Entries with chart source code
---------------

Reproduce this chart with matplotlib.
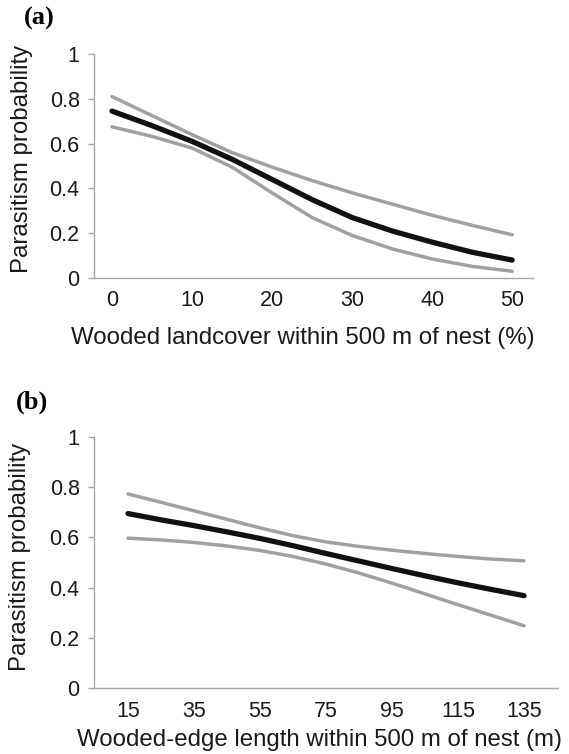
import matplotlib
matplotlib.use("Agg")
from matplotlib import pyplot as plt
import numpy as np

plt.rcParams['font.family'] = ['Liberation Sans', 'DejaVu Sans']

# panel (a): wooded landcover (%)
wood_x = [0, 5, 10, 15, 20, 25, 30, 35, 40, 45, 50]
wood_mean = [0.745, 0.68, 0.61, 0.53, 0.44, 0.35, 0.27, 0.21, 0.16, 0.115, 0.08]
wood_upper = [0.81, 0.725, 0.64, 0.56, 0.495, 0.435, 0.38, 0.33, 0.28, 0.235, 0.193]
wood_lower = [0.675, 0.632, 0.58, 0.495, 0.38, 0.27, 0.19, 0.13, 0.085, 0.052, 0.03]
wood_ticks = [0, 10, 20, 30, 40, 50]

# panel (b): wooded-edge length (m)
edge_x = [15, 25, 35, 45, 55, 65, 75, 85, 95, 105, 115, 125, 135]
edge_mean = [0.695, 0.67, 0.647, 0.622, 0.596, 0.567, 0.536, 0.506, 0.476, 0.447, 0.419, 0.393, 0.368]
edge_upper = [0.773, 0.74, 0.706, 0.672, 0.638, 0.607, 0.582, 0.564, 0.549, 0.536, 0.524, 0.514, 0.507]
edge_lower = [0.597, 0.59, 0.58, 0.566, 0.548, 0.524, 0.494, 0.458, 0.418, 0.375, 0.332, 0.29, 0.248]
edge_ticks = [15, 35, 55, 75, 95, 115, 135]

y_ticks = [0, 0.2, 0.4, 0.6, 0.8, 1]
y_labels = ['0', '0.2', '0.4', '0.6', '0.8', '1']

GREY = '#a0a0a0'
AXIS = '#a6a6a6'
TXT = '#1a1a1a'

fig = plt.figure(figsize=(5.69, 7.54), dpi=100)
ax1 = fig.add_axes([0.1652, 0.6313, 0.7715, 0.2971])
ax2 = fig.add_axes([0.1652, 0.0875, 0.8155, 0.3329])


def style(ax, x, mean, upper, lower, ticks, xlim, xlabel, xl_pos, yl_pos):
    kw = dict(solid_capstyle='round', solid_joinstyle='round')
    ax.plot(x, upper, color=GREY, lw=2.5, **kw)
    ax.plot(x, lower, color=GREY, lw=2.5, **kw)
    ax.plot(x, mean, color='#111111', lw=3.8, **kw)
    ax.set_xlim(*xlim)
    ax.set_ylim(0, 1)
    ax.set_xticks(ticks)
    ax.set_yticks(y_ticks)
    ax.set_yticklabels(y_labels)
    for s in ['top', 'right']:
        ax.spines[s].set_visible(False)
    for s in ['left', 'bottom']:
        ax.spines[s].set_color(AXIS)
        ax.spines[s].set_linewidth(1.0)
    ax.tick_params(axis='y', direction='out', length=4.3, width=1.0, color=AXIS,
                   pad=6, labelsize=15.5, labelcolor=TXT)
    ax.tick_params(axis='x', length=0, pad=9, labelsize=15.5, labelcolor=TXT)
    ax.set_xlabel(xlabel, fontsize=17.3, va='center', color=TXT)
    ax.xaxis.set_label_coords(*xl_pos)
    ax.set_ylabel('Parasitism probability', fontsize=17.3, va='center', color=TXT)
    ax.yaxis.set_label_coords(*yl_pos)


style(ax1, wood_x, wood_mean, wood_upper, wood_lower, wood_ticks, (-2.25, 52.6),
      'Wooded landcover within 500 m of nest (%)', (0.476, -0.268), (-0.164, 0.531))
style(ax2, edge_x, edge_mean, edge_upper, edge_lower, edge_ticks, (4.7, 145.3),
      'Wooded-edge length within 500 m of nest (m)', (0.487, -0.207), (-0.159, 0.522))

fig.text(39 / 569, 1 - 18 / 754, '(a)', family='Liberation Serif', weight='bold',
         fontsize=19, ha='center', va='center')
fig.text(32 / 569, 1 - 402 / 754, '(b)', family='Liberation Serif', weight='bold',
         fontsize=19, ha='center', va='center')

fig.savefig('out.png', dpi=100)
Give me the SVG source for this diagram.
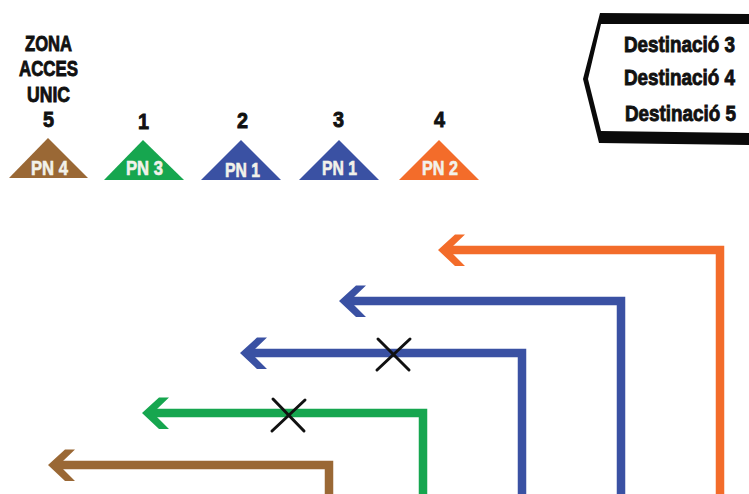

---------------

What the exercise asks :: From the data above, write out everything exactly except the pictures.

In response ::
Reproduce this chart with matplotlib.
import matplotlib
matplotlib.use("Agg")
from matplotlib import pyplot as plt
import numpy as np

plt.rcParams['font.family'] = ['Liberation Sans', 'DejaVu Sans']

# panel (a): wooded landcover (%)
wood_x = [0, 5, 10, 15, 20, 25, 30, 35, 40, 45, 50]
wood_mean = [0.745, 0.68, 0.61, 0.53, 0.44, 0.35, 0.27, 0.21, 0.16, 0.115, 0.08]
wood_upper = [0.81, 0.725, 0.64, 0.56, 0.495, 0.435, 0.38, 0.33, 0.28, 0.235, 0.193]
wood_lower = [0.675, 0.632, 0.58, 0.495, 0.38, 0.27, 0.19, 0.13, 0.085, 0.052, 0.03]
wood_ticks = [0, 10, 20, 30, 40, 50]

# panel (b): wooded-edge length (m)
edge_x = [15, 25, 35, 45, 55, 65, 75, 85, 95, 105, 115, 125, 135]
edge_mean = [0.695, 0.67, 0.647, 0.622, 0.596, 0.567, 0.536, 0.506, 0.476, 0.447, 0.419, 0.393, 0.368]
edge_upper = [0.773, 0.74, 0.706, 0.672, 0.638, 0.607, 0.582, 0.564, 0.549, 0.536, 0.524, 0.514, 0.507]
edge_lower = [0.597, 0.59, 0.58, 0.566, 0.548, 0.524, 0.494, 0.458, 0.418, 0.375, 0.332, 0.29, 0.248]
edge_ticks = [15, 35, 55, 75, 95, 115, 135]

y_ticks = [0, 0.2, 0.4, 0.6, 0.8, 1]
y_labels = ['0', '0.2', '0.4', '0.6', '0.8', '1']

GREY = '#a0a0a0'
AXIS = '#a6a6a6'
TXT = '#1a1a1a'

fig = plt.figure(figsize=(5.69, 7.54), dpi=100)
ax1 = fig.add_axes([0.1652, 0.6313, 0.7715, 0.2971])
ax2 = fig.add_axes([0.1652, 0.0875, 0.8155, 0.3329])


def style(ax, x, mean, upper, lower, ticks, xlim, xlabel, xl_pos, yl_pos):
    kw = dict(solid_capstyle='round', solid_joinstyle='round')
    ax.plot(x, upper, color=GREY, lw=2.5, **kw)
    ax.plot(x, lower, color=GREY, lw=2.5, **kw)
    ax.plot(x, mean, color='#111111', lw=3.8, **kw)
    ax.set_xlim(*xlim)
    ax.set_ylim(0, 1)
    ax.set_xticks(ticks)
    ax.set_yticks(y_ticks)
    ax.set_yticklabels(y_labels)
    for s in ['top', 'right']:
        ax.spines[s].set_visible(False)
    for s in ['left', 'bottom']:
        ax.spines[s].set_color(AXIS)
        ax.spines[s].set_linewidth(1.0)
    ax.tick_params(axis='y', direction='out', length=4.3, width=1.0, color=AXIS,
                   pad=6, labelsize=15.5, labelcolor=TXT)
    ax.tick_params(axis='x', length=0, pad=9, labelsize=15.5, labelcolor=TXT)
    ax.set_xlabel(xlabel, fontsize=17.3, va='center', color=TXT)
    ax.xaxis.set_label_coords(*xl_pos)
    ax.set_ylabel('Parasitism probability', fontsize=17.3, va='center', color=TXT)
    ax.yaxis.set_label_coords(*yl_pos)


style(ax1, wood_x, wood_mean, wood_upper, wood_lower, wood_ticks, (-2.25, 52.6),
      'Wooded landcover within 500 m of nest (%)', (0.476, -0.268), (-0.164, 0.531))
style(ax2, edge_x, edge_mean, edge_upper, edge_lower, edge_ticks, (4.7, 145.3),
      'Wooded-edge length within 500 m of nest (m)', (0.487, -0.207), (-0.159, 0.522))

fig.text(39 / 569, 1 - 18 / 754, '(a)', family='Liberation Serif', weight='bold',
         fontsize=19, ha='center', va='center')
fig.text(32 / 569, 1 - 402 / 754, '(b)', family='Liberation Serif', weight='bold',
         fontsize=19, ha='center', va='center')

fig.savefig('out.png', dpi=100)
Give me the SVG source for this diagram.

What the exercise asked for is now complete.